Jika al-Qur’an adalah kita yang penuh hikmah dan tidaklah semua isinya kecuali hikmah dan kebijaksanaan, maka gerangan apa yang dikehendaki Allah dengan mengabadikan kisah ini di al-Qur’an? Bukankah ini seperti menorehkan tinta hitam pada kertas putih bersih semata? Tidakkah Allah Swt malah mencederai Nabi-Nya sendiri dengan kisah ini? Tidakkah Ia malah memaklumatkan ketidaksempurnaan-Nya dengan hal ini? Tentu saja, jawabannya adalah tidak! Justru sebaliknya, jika kita pahami dengan lebih teliti, kita akan menemukan kebijaksanaan dan hikmah yang sangat besar di dalamnya. Mari kita bahas bersama!

  1. Al-Qur’an menyebutkan bahwa Nabi Khidir As adalah hamba Allah Swt yang memliki ilmu dan rahmat khusus Ilahi.

  2. Beberapa ayat dan riwayat yang ada memberi pemahaman bahwa terbunuhnya anak yang baru balig (ghulam) tersebut bukanlah akibat dari tindakan yang dilakukan karena kebencian, hawa nafsu atau amarah.

  3. Kematian anak tersebut di tangan Nabi Khidir As atas perintah dan izin Allah Swt.

  4. Tanpa diawali dialog atau percekcokan antara Nabi Khidir As dengan anak tersebut, Nabi Khidir As sengaja dengan penuh kesadaran membunuh anak tersebut. Jadi pembunuhan ini bukan kebetulan atau kecelakaan (ketidaksengajaan).

  5. Ayah dan ibu dari anak yang dibunuh tersebut adalah orang-orang Mukmin yang mendapat anugerah khusus dari Allah Swt. Nabi Khidir As ketika itu sangat mengkhawatirkan kedua orangtua si anak menjadi kafir dan sesat karena perangai buruk anak tersebut kelak.

  6. Merujuk ayat-ayat terkait peristiwa ini serta riwayat-riwayat dari para Imam Maksum As, dapat dipahami bahwa Allah Swt hendak mengaruniai seorang anak perempuan kepada sepasang suami istri tersebut sebagai gantinya. Kelak dari rahim anak perempuan ini lahir nabi-nabi. Berdasarkan riwayat-riwayat tersebut, sekitar 70 nabi yang lahir dari keturunan anak perempuan tersebut. Sedangkan anak laki-laki tersebut menjadi penghalang lahirnya nabi-nabi tersebut.

  7. Anak laki-laki yang dibunuh Nabi Khidir tersebut tenggelam dalam kekufuran dan tiada harapan sedikitpun untuk menerima hidayah.
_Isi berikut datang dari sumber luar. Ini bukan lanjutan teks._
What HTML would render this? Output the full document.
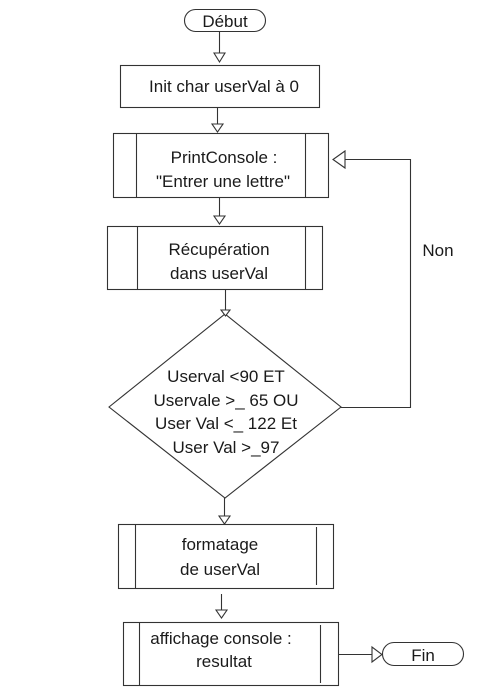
<!DOCTYPE html>
<html><head><meta charset="utf-8"><style>
html,body{margin:0;padding:0;background:#fff;}
svg text{font-family:"Liberation Sans",sans-serif;font-size:17px;fill:#1a1a1a;}
</style></head><body>
<svg width="486" height="687" viewBox="0 0 486 687" xmlns="http://www.w3.org/2000/svg">
<g fill="none" stroke="#333" stroke-width="1.1">
<rect x="184.5" y="9.5" width="81" height="22" rx="11"/>
<line x1="219.5" y1="32" x2="219.5" y2="57"/>
<polygon points="214,53 225,53 219.5,62" fill="#fff"/>
<rect x="120.5" y="65.5" width="199" height="42"/>
<line x1="217.5" y1="108" x2="217.5" y2="127"/>
<polygon points="212,124 223,124 217.5,132" fill="#fff"/>
<rect x="113.5" y="133.5" width="215" height="64"/>
<line x1="136.5" y1="133" x2="136.5" y2="197"/>
<line x1="305.5" y1="133" x2="305.5" y2="197"/>
<line x1="219.5" y1="198" x2="219.5" y2="218"/>
<polygon points="214,216 225,216 219.5,224" fill="#fff"/>
<rect x="107.5" y="226.5" width="215" height="63"/>
<line x1="137.5" y1="226" x2="137.5" y2="289"/>
<line x1="305.5" y1="226" x2="305.5" y2="289"/>
<line x1="225.5" y1="290" x2="225.5" y2="312"/>
<polygon points="109,407 225,314 341,407 225,498" fill="#fff"/>
<polygon points="221,310 230,310 225.5,316" fill="#fff"/>
<polyline points="341,407.5 410.5,407.5 410.5,159.5 345,159.5"/>
<polygon points="345,151 345,168 333,159.5" fill="#fff"/>
<line x1="224.5" y1="498" x2="224.5" y2="518"/>
<polygon points="219,516 230,516 224.5,524" fill="#fff"/>
<rect x="118.5" y="524.5" width="215" height="64"/>
<line x1="135.5" y1="524" x2="135.5" y2="588"/>
<line x1="316.5" y1="527" x2="316.5" y2="585"/>
<line x1="221.5" y1="594" x2="221.5" y2="612"/>
<polygon points="216,610 227,610 221.5,618" fill="#fff"/>
<rect x="123.5" y="622.5" width="215" height="63"/>
<line x1="139.5" y1="622" x2="139.5" y2="685"/>
<line x1="320.5" y1="625" x2="320.5" y2="683"/>
<line x1="338" y1="654.5" x2="372" y2="654.5"/>
<polygon points="372,647 372,662 382,654.5" fill="#fff"/>
<rect x="382.5" y="642.5" width="81" height="23" rx="11.5"/>
</g>
<g text-anchor="middle">
<text x="225" y="27">Début</text>
<text x="224" y="92">Init char userVal à 0</text>
<text x="224" y="163">PrintConsole :</text>
<text x="223" y="187">"Entrer une lettre"</text>
<text x="219" y="255">Récupération</text>
<text x="219" y="279">dans userVal</text>
<text x="226" y="382">Userval &lt;90 ET</text>
<text x="226" y="406">Uservale &gt;_ 65 OU</text>
<text x="226" y="429">User Val &lt;_ 122 Et</text>
<text x="226" y="453">User Val &gt;_97</text>
<text x="220" y="550">formatage</text>
<text x="220" y="575">de userVal</text>
<text x="221" y="644">affichage console :</text>
<text x="224" y="667">resultat</text>
<text x="423" y="661">Fin</text>
<text x="438" y="256">Non</text>
</g>
</svg>
</body></html>
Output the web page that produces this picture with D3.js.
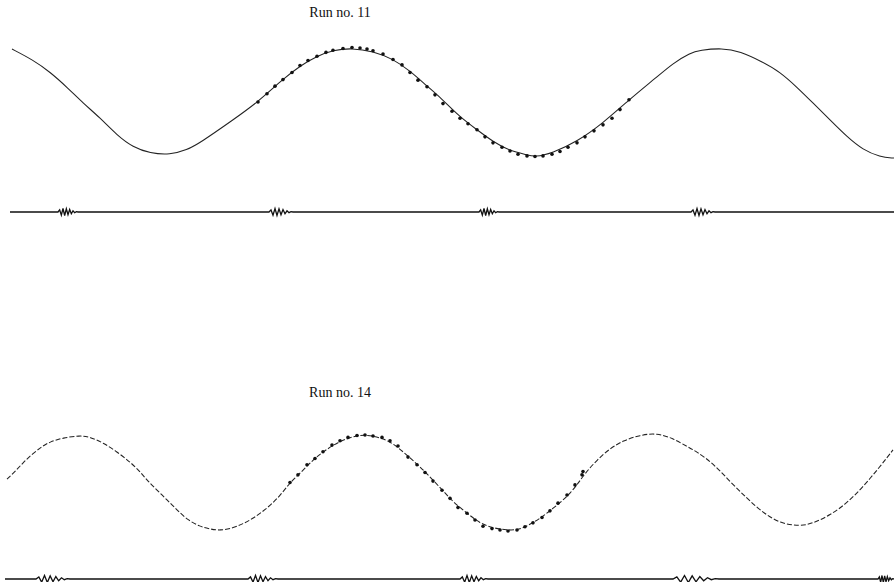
<!DOCTYPE html>
<html><head><meta charset="utf-8">
<script src="https://cdn.jsdelivr.net/npm/d3@7"></script>
<style>body{margin:0;background:#fff}svg{display:block}</style>
</head><body>
<script>
// ---- data (time in arbitrary units 0..89.4, amplitude normalised) ----
const runTitles = ["Run no. 11", "Run no. 14"];
const run11Line = [[1.2,0.98],[3.3,0.78],[5.0,0.56],[6.7,0.28],[8.3,-0.01],[10.0,-0.28],[11.7,-0.60],[13.3,-0.82],[15.0,-0.93],[17.0,-0.96],[18.7,-0.87],[20.0,-0.74],[23.3,-0.32],[25.8,0.01],[28.3,0.43],[30.0,0.67],[31.7,0.85],[33.3,0.96],[35.2,1.00],[37.3,0.94],[39.3,0.80],[41.0,0.58],[42.7,0.30],[44.0,0.10],[46.0,-0.27],[47.7,-0.50],[49.3,-0.72],[51.0,-0.89],[52.7,-0.96],[53.5,-1.00],[55.2,-0.93],[57.7,-0.72],[60.3,-0.38],[62.9,0.05],[65.7,0.47],[67.3,0.72],[69.0,0.91],[70.0,0.96],[72.2,1.00],[74.0,0.94],[76.3,0.74],[78.0,0.56],[79.7,0.28],[81.3,-0.01],[83.0,-0.32],[84.7,-0.63],[86.3,-0.87],[88.0,-1.00],[89.4,-1.02]];
const run11Dots = [[25.8,0.01],[26.7,0.16],[27.5,0.30],[28.3,0.42],[29.2,0.55],[30.0,0.68],[30.8,0.77],[31.7,0.85],[32.6,0.92],[33.3,0.96],[34.3,0.99],[35.2,1.01],[36.0,1.00],[36.7,0.98],[37.3,0.95],[38.3,0.89],[39.3,0.79],[40.2,0.69],[41.0,0.55],[41.8,0.41],[42.7,0.29],[43.5,0.14],[44.3,-0.02],[45.2,-0.16],[46.0,-0.29],[46.8,-0.39],[47.7,-0.50],[48.5,-0.63],[49.3,-0.74],[50.2,-0.82],[51.0,-0.89],[51.8,-0.95],[52.7,-0.98],[53.5,-0.99],[54.3,-0.98],[55.2,-0.95],[56.0,-0.90],[56.8,-0.82],[57.7,-0.74],[58.5,-0.63],[59.4,-0.52],[60.3,-0.41],[61.2,-0.29],[62.0,-0.13],[62.9,0.05]];
const run14Line = [[0.7,0.08],[1.5,0.24],[2.3,0.42],[3.2,0.60],[4.2,0.76],[5.0,0.86],[6.3,0.94],[8.0,0.99],[9.0,0.96],[10.3,0.84],[11.7,0.65],[13.0,0.44],[14.0,0.24],[14.7,0.06],[15.7,-0.15],[16.7,-0.35],[17.7,-0.56],[18.7,-0.76],[20.0,-0.91],[21.0,-0.96],[22.0,-0.99],[23.3,-0.94],[24.3,-0.85],[25.3,-0.74],[26.7,-0.53],[28.0,-0.27],[29.0,0.01],[30.0,0.20],[31.3,0.48],[32.3,0.65],[34.0,0.88],[35.7,0.99],[36.7,1.00],[38.0,0.95],[39.3,0.83],[40.7,0.58],[42.0,0.34],[43.3,0.06],[44.7,-0.25],[45.3,-0.39],[46.7,-0.63],[48.0,-0.84],[49.3,-0.94],[50.7,-0.98],[51.7,-0.98],[52.7,-0.90],[54.0,-0.74],[55.3,-0.53],[56.7,-0.29],[57.7,-0.04],[58.5,0.20],[59.7,0.48],[61.0,0.72],[62.3,0.88],[64.0,1.00],[65.7,1.04],[67.3,0.93],[68.7,0.76],[69.7,0.65],[71.3,0.41],[73.0,0.03],[74.7,-0.32],[76.3,-0.62],[78.0,-0.84],[80.0,-0.90],[81.3,-0.84],[83.0,-0.67],[84.7,-0.42],[86.3,-0.08],[88.0,0.34],[89.3,0.69]];
const run14Dots = [[29.0,0.01],[29.8,0.17],[30.7,0.38],[31.5,0.51],[32.3,0.65],[33.2,0.79],[34.0,0.88],[34.8,0.95],[35.7,0.99],[36.5,1.00],[37.3,0.98],[38.2,0.95],[39.0,0.88],[39.8,0.77],[40.8,0.54],[41.7,0.38],[42.5,0.22],[43.3,0.04],[44.2,-0.15],[45.0,-0.32],[45.8,-0.51],[46.7,-0.63],[47.5,-0.77],[48.3,-0.90],[49.2,-0.95],[50.0,-0.98],[50.8,-1.00],[51.7,-0.98],[52.5,-0.91],[53.3,-0.83],[54.2,-0.72],[55.0,-0.58],[55.8,-0.42],[56.7,-0.25],[57.5,-0.04],[58.2,0.17],[58.3,0.24]];
// baseline (lower trace) : extent, burst start times, burst widths, burst shape
const base11Range = [1.0, 89.4];
const base11Bursts = [5.8, 26.9, 47.9, 69.1];
const base11Widths = [2.0, 2.4, 2.0, 2.4];
const base14Range = [0.5, 89.4];
const base14Bursts = [3.6, 24.8, 46.0, 67.3, 87.8];
const base14Widths = [3.4, 3.0, 2.8, 4.6, 1.6];
const burstShape = [0, 0.6, -0.9, 1.0, -1.0, 0.9, -0.8, 0.7, -0.5, 0.35, -0.2, 0.1, 0];

// ---- drawing ----
const W = 894, H = 582;
const svg = d3.select("body").append("svg").attr("width", W).attr("height", H);
const x = d3.scaleLinear().domain([0, 89.4]).range([0, W]);

const panels = [
  {title: runTitles[0], titleY: 17, line: run11Line, dots: run11Dots, yr: [157, 48], dash: null,
   base: 212, range: base11Range, bursts: base11Bursts, widths: base11Widths},
  {title: runTitles[1], titleY: 397, line: run14Line, dots: run14Dots, yr: [531, 435], dash: "5,2",
   base: 579, range: base14Range, bursts: base14Bursts, widths: base14Widths}
];

panels.forEach(p => {
  const y = d3.scaleLinear().domain([-1, 1]).range(p.yr);
  const g = svg.append("g");
  g.append("text").attr("x", x(34)).attr("y", p.titleY).attr("text-anchor", "middle")
    .attr("font-family", "Liberation Serif, Times New Roman, serif").attr("font-size", 14)
    .attr("fill", "#111").text(p.title);
  const line = d3.line().x(d => x(d[0])).y(d => y(d[1])).curve(d3.curveBasis);
  g.append("path").datum(p.line).attr("d", line).attr("fill", "none")
    .attr("stroke", "#222").attr("stroke-width", 1.05)
    .attr("stroke-dasharray", p.dash);
  g.selectAll("circle").data(p.dots).join("circle")
    .attr("cx", d => x(d[0])).attr("cy", d => y(d[1])).attr("r", 1.8).attr("fill", "#111");
  // baseline trace
  const yb = d3.scaleLinear().domain([-1, 1]).range([p.base + 3.5, p.base - 3.5]);
  const pts = [[p.range[0], 0]];
  p.bursts.forEach((b, i) => {
    const w = p.widths[i];
    burstShape.forEach((v, k) => pts.push([b + w * k / (burstShape.length - 1), v]));
  });
  pts.push([p.range[1], 0]);
  const bl = d3.line().x(d => x(d[0])).y(d => yb(d[1]));
  g.append("path").datum(pts).attr("d", bl).attr("fill", "none")
    .attr("stroke", "#111").attr("stroke-width", 1.3);
});
</script>
</body></html>
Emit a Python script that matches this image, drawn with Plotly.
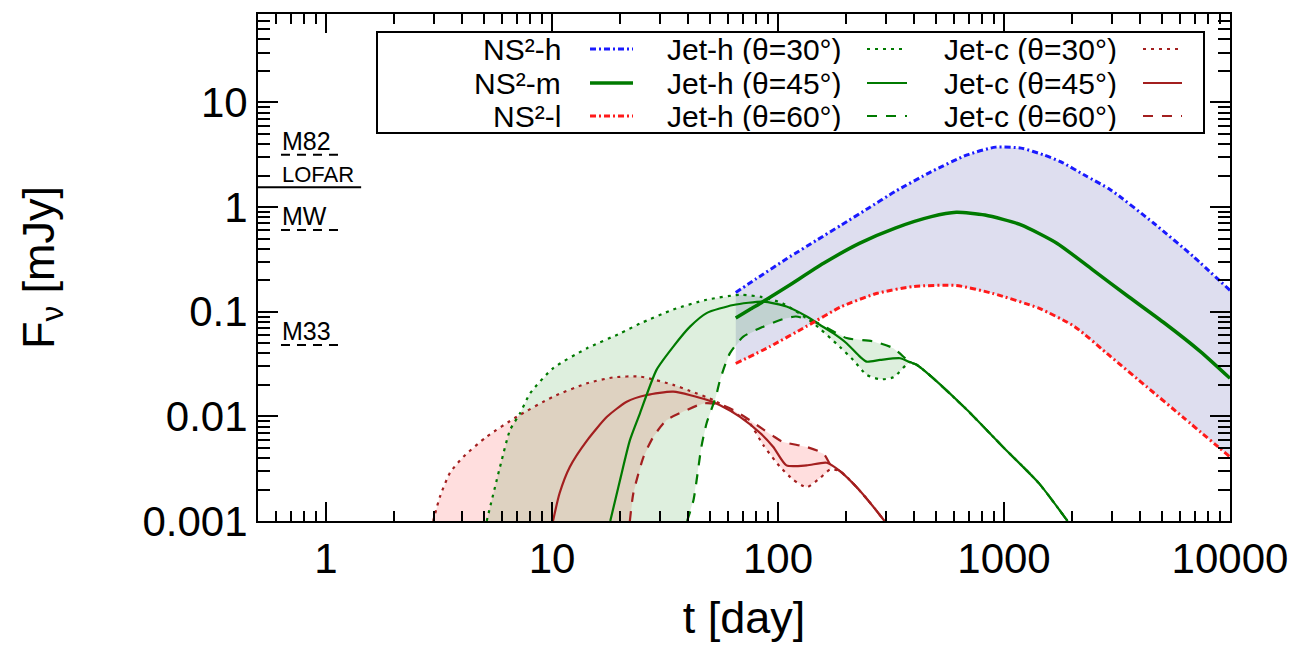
import numpy as np
import plotly.graph_objects as go

# ---------------- data (t in days, F_nu in mJy) ----------------
# NS^2 merger-ejecta models (h / m / l)
ns2_h_t = [65, 80, 110, 150, 191, 250, 330, 477, 687, 920, 1189, 1500, 1778, 2300, 2965, 4600, 6890, 10000]
ns2_h_f = [0.153, 0.206, 0.324, 0.49, 0.676, 0.97, 1.41, 2.18, 3.15, 3.74, 3.66, 3.15, 2.72, 1.99, 1.46, 0.70, 0.336, 0.16]

ns2_m_t = [65, 75, 86, 110, 159, 229, 330, 477, 615, 824, 1189, 1713, 2470, 3560, 5140, 7400, 10000]
ns2_m_f = [0.087, 0.105, 0.125, 0.174, 0.29, 0.45, 0.63, 0.81, 0.89, 0.84, 0.676, 0.452, 0.251, 0.139, 0.0776, 0.0416, 0.0231]

ns2_l_t = [65, 92, 133, 191, 275, 397, 615, 887, 1426, 2055, 2965, 4275, 6166, 10000]
ns2_l_f = [0.032, 0.0464, 0.072, 0.112, 0.150, 0.174, 0.178, 0.150, 0.108, 0.072, 0.0372, 0.0192, 0.0099, 0.0041]

# Jet-h (hot cocoon) for three viewing angles; late-time tail is shared
jet_h30_t = [5.14, 5.89, 6.52, 7.22, 8.0, 10.1, 14.3, 20.0, 24.5, 34.4, 48.3, 67.9, 85, 105, 143, 188, 215, 247, 283, 324, 383]
jet_h30_f = [0.001, 0.0033, 0.0074, 0.0107, 0.0166, 0.0288, 0.0448, 0.062, 0.077, 0.105, 0.13, 0.145, 0.138, 0.12, 0.078, 0.046, 0.0346, 0.0249, 0.0226, 0.0236, 0.033]

jet_h45_t = [18.1, 20.0, 22.1, 24.5, 29.0, 34.4, 40.8, 48.3, 63.4, 86.1, 109, 134, 153, 176, 201, 231, 247, 283, 347, 383]
jet_h45_f = [0.001, 0.00247, 0.0059, 0.0107, 0.0278, 0.0464, 0.072, 0.097, 0.116, 0.125, 0.112, 0.090, 0.075, 0.062, 0.050, 0.037, 0.0333, 0.0346, 0.0359, 0.033]

jet_h60_t = [39.6, 42.3, 45.8, 48.3, 53.1, 55.4, 61.2, 70.2, 86.1, 105, 120, 150, 201, 264, 324, 383]
jet_h60_f = [0.001, 0.0016, 0.0051, 0.0086, 0.0154, 0.0223, 0.040, 0.0578, 0.072, 0.085, 0.09, 0.078, 0.056, 0.052, 0.0448, 0.033]

jet_h_tail_t = [412, 477, 687, 990, 1426, 1910]
jet_h_tail_f = [0.031, 0.024, 0.0115, 0.0051, 0.0023, 0.001]

# Jet-c (cold cocoon) for three viewing angles; late-time tail is shared
jet_c30_t = [2.98, 3.19, 3.54, 4.05, 5.14, 6.98, 10.1, 14.3, 18.7, 24.5, 34.4, 40.8, 51.8, 63.4, 74.9, 86.1, 102, 117, 134, 153, 170]
jet_c30_f = [0.001, 0.0017, 0.0029, 0.0041, 0.0064, 0.0099, 0.0154, 0.0207, 0.0236, 0.024, 0.020, 0.0175, 0.0143, 0.011, 0.0086, 0.0053, 0.0033, 0.00247, 0.0021, 0.00256, 0.0031]

jet_c45_t = [10.1, 10.8, 12.0, 14.3, 17.5, 21.4, 26.2, 34.4, 48.3, 55.4, 67.9, 83.6, 95.3, 109, 134, 164]
jet_c45_f = [0.001, 0.00184, 0.0033, 0.0059, 0.0099, 0.0138, 0.016, 0.0172, 0.0144, 0.0128, 0.0099, 0.0069, 0.0051, 0.0034, 0.0034, 0.0036]

jet_c60_t = [22.1, 22.9, 25.4, 28.1, 32.1, 38.1, 46.8, 55.4, 63.4, 75, 86, 95, 105, 134, 159, 173]
jet_c60_f = [0.001, 0.00184, 0.0041, 0.0064, 0.0092, 0.0111, 0.0133, 0.013, 0.0115, 0.0092, 0.0075, 0.0065, 0.0057, 0.0051, 0.0044, 0.0033]

jet_c_tail_t = [188, 223, 264, 296]
jet_c_tail_f = [0.0030, 0.0021, 0.00137, 0.001]

# Reference flux levels marked at the left edge
ref_names = ["M82", "LOFAR", "MW", "M33"]
ref_flux = [3.16, 1.55, 0.605, 0.048]
ref_t_start = [0.632, 0.5, 0.632, 0.632]
ref_t_end = [1.153, 1.43, 1.153, 1.153]

# Axis ticks
x_tickvals = [1, 10, 100, 1000, 10000]
x_ticktext = ["1", "10", "100", "1000", "10000"]
y_tickvals = [0.001, 0.01, 0.1, 1, 10]
y_ticktext = ["0.001", "0.01", "0.1", "1", "10"]
x_range = [0.5, 10000]
y_range = [0.001, 70]

# ---------------- styles ----------------
FONT = "Liberation Sans, Arial, Helvetica, sans-serif"
BLUE = "#1a1aff"
RED = "#ff1a1a"
GREEN = "#007a00"
DRED = "#a31f1f"
DOT = "3px,5px"
DASH = "10px,9px"
DASHDOT = "6px,3px,2px,3px"

W, H = 1296, 646
PAGE_OFF = 8                      # page body offset of the plot div
REF_L, REF_T, PW, PH = 258, 14, 972, 507   # plot box on the screen
ML = REF_L - PAGE_OFF
MT = REF_T - PAGE_OFF
MR = W - ML - PW
MB = H - MT - PH


def pxx(px):
    return (px - REF_L) / PW


def pxy(py):
    return (REF_T + PH - py) / PH


def band(t1, f1, t2, f2):
    return list(t1) + list(t2)[::-1], list(f1) + list(f2)[::-1]


fig = go.Figure()

# filled bands
bx, by = band(ns2_h_t, ns2_h_f, ns2_l_t, ns2_l_f)
fig.add_trace(go.Scatter(x=bx, y=by, fill="toself", mode="none",
                         fillcolor="rgba(0,0,128,0.13)", hoverinfo="skip"))
bx, by = band(jet_c30_t, jet_c30_f, jet_c60_t, jet_c60_f)
fig.add_trace(go.Scatter(x=bx, y=by, fill="toself", mode="none",
                         fillcolor="rgba(255,0,0,0.13)", hoverinfo="skip"))
bx, by = band(jet_h30_t, jet_h30_f, jet_h60_t, jet_h60_f)
fig.add_trace(go.Scatter(x=bx, y=by, fill="toself", mode="none",
                         fillcolor="rgba(0,128,0,0.13)", hoverinfo="skip"))

# lines
series = [
    (jet_c30_t + jet_c_tail_t, jet_c30_f + jet_c_tail_f, DRED, DOT, 2.2, "Jet-c (θ=30°)"),
    (jet_c45_t + jet_c_tail_t, jet_c45_f + jet_c_tail_f, DRED, "solid", 2.2, "Jet-c (θ=45°)"),
    (jet_c60_t + jet_c_tail_t, jet_c60_f + jet_c_tail_f, DRED, DASH, 2.2, "Jet-c (θ=60°)"),
    (jet_h30_t + jet_h_tail_t, jet_h30_f + jet_h_tail_f, GREEN, DOT, 2.2, "Jet-h (θ=30°)"),
    (jet_h45_t + jet_h_tail_t, jet_h45_f + jet_h_tail_f, GREEN, "solid", 2.2, "Jet-h (θ=45°)"),
    (jet_h60_t + jet_h_tail_t, jet_h60_f + jet_h_tail_f, GREEN, DASH, 2.2, "Jet-h (θ=60°)"),
    (ns2_h_t, ns2_h_f, BLUE, DASHDOT, 3, "NS²-h"),
    (ns2_l_t, ns2_l_f, RED, DASHDOT, 3, "NS²-l"),
    (ns2_m_t, ns2_m_f, GREEN, "solid", 3.5, "NS²-m"),
]
for t, f, c, d, w, name in series:
    fig.add_trace(go.Scatter(x=t, y=f, mode="lines", name=name,
                             line=dict(color=c, dash=d, width=w, shape="spline", smoothing=0.6)))

# reference levels
for name, fl, t0, t1 in zip(ref_names, ref_flux, ref_t_start, ref_t_end):
    solid = name == "LOFAR"
    fig.add_trace(go.Scatter(x=[t0, t1], y=[fl, fl], mode="lines",
                             line=dict(color="black", width=2, dash="solid" if solid else "9px,7px")))
    fig.add_annotation(x=np.log10(0.632), y=np.log10(fl), xref="x", yref="y",
                       text=name, showarrow=False, xanchor="left", yanchor="bottom",
                       yshift=-1, borderpad=0,
                       font=dict(family=FONT, size=22 if solid else 25, color="black"))

# manual legend (gnuplot style: text then sample)
shapes = [dict(type="rect", xref="paper", yref="paper",
               x0=pxx(377), x1=pxx(1204), y0=pxy(133), y1=pxy(32),
               line=dict(color="black", width=2), fillcolor="white", layer="above")]
rows_py = [49, 83, 116]
cols = [
    (562, (590, 633), [("NS²-h", BLUE, DASHDOT, 3), ("NS²-m", GREEN, "solid", 3.5),
                       ("NS²-l", RED, DASHDOT, 3)]),
    (843, (867, 907), [("Jet-h (θ=30°)", GREEN, DOT, 2.2), ("Jet-h (θ=45°)", GREEN, "solid", 2.2),
                       ("Jet-h (θ=60°)", GREEN, DASH, 2.2)]),
    (1118, (1143, 1182), [("Jet-c (θ=30°)", DRED, DOT, 2.2), ("Jet-c (θ=45°)", DRED, "solid", 2.2),
                          ("Jet-c (θ=60°)", DRED, DASH, 2.2)]),
]
annotations = []
for text_right, (s0, s1), entries in cols:
    for py, (txt, c, d, w) in zip(rows_py, entries):
        annotations.append(dict(xref="paper", yref="paper", x=pxx(text_right), y=pxy(py),
                                text=txt, showarrow=False, xanchor="right", yanchor="middle",
                                height=30, borderpad=0,
                                font=dict(family=FONT, size=30, color="black")))
        shapes.append(dict(type="line", xref="paper", yref="paper",
                           x0=pxx(s0), x1=pxx(s1), y0=pxy(py), y1=pxy(py),
                           line=dict(color=c, dash=d, width=w), layer="above"))
for a in annotations:
    fig.add_annotation(**a)

x_minor = [m * 10.0 ** k for k in range(-1, 4) for m in range(2, 10) if m * 10.0 ** k >= 0.5]
y_minor = [m * 10.0 ** k for k in range(-3, 2) for m in range(2, 10) if m * 10.0 ** k <= 70]

axis_common = dict(type="log", ticks="inside", tickwidth=2, tickcolor="black",
                   showline=True, linewidth=2, linecolor="black", mirror="allticks",
                   showgrid=False, zeroline=False,
                   tickfont=dict(family=FONT, size=42, color="black"))

fig.update_layout(
    width=W, height=H,
    margin=dict(l=ML, r=MR, t=MT, b=MB, autoexpand=False),
    paper_bgcolor="white", plot_bgcolor="white",
    showlegend=False,
    font=dict(family=FONT, color="black"),
    shapes=shapes,
    xaxis=dict(axis_common, range=[np.log10(x_range[0]), np.log10(x_range[1])],
               tickvals=x_tickvals, ticktext=x_ticktext, ticklen=19,
               minor=dict(tickvals=x_minor, ticks="inside", ticklen=10, tickwidth=2,
                          tickcolor="black", showgrid=False),
               title=dict(text="t [day]", standoff=20, font=dict(family=FONT, size=45))),
    yaxis=dict(axis_common, range=[np.log10(y_range[0]), np.log10(y_range[1])],
               tickvals=y_tickvals, ticktext=y_ticktext, ticklen=20,
               minor=dict(tickvals=y_minor, ticks="inside", ticklen=12, tickwidth=2,
                          tickcolor="black", showgrid=False),
               title=dict(text="F<sub>ν</sub> [mJy]", standoff=74, font=dict(family=FONT, size=45))),
)

fig.write_html("out.html")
Kekufuran serta keingkaran terhadap kebenaran mengakar di dalam hatinya, kendati secara lahiriah tampak seperti seorang suci. Dengan kata lain, kejahatan anak laki-laki tersebut adalah kufur atau murtad secara fitrah dan balasan setimpal bagi orang seperti ini tidak lain adalah hukuman mati.

  8. Kematian anak laki-laki tersebut membawa manfaat yang sangat banyak diantaranya adalah terpeliharanya iman kedua orangtuanya, kedua orangtua anak laki-laki tersebut terhindar dari segala bentuk kesedihan akibat adanya hubungan dan rasa kekeluargaan, merasa gembira karena telah sukses menjalani qada dan qadar Ilahi, memperoleh keberkahan yang melimpah (melalui anak perempuannya), Nabi Musa dapat mengetahui sebagian rahasia, ilmu gaib dan hakikat batin, teraplikasinya aturan-aturan Tuhan melalui Nabi Khidir As, mencegah bertambah beratnya pertanggungjawaban amal jelek anak laki-laki tersebut akibat perbuatan yang kelak akan dilakukannya (diantaranya: menyesatkan serta mengganggu kedua orangtuanya) dan lain sebagainya.

Setelah kita mengetahui fakta-fakta di atas, maka hal penting lain yang harus kita perhatikan adalah bawa diantara sifat kesempurnaan (kamaliyah) Allah Swt adalah sifat Hakim (Mahabijak). Sifat ini termanifestasi baik pada tataran takwini ataupun tasyri’i.